Traditional time-series forecasting treats observations as discrete sequences, overlooking their intrinsic nature as noisy samples from a family of continuous functions governed by a shared probability measure. This work introduces a functional-family perspective, modeling forecasting as a continuous transformation from historical to future function families. To this end, we parameterize the velocity field of a flow in an infinite-dimensional function space—first achieving such parameterization—by integrating neural operators with flow matching, thereby directly modeling functional-level dynamics. We further incorporate transfer learning between probability measures to infer latent continuous evolution paths from discrete observations. Experiments across diverse forecasting tasks demonstrate significant improvements in accuracy and robustness, validating the effectiveness and generalizability of the functional-family paradigm for capturing the inherent continuity of temporal processes.

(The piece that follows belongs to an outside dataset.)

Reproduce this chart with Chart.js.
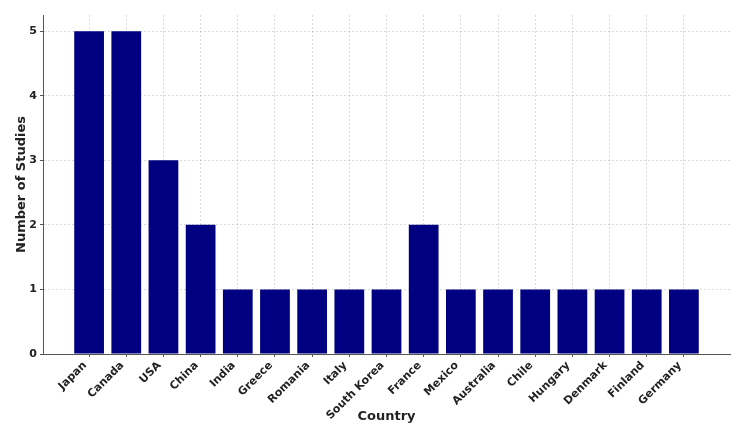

Time series forecasting is a fundamental task with broad applications, yet conventional methods often treat data as discrete sequences, overlooking their origin as noisy samples of continuous processes. Crucially, discrete noisy observations cannot uniquely determine a continuous function; instead, they correspond to a family of plausible functions. Mathematically, time series can be viewed as noisy observations of a continuous function family governed by a shared probability measure. Thus, the forecasting task can be framed as learning the transition from the historical function family to the future function family. This reframing introduces two key challenges: (1) How can we leverage discrete historical and future observations to learn the relationships between their underlying continuous functions? (2) How can we model the transition path in function space from the historical function family to the future function family? To address these challenges, we propose NeuTSFlow, a novel framework that leverages Neural Operators to facilitate flow matching for learning path of measure between historical and future function families. By parameterizing the velocity field of the flow in infinite-dimensional function spaces, NeuTSFlow moves beyond traditional methods that focus on dependencies at discrete points, directly modeling function-level features instead. Experiments on diverse forecasting tasks demonstrate NeuTSFlow's superior accuracy and robustness, validating the effectiveness of the function-family perspective.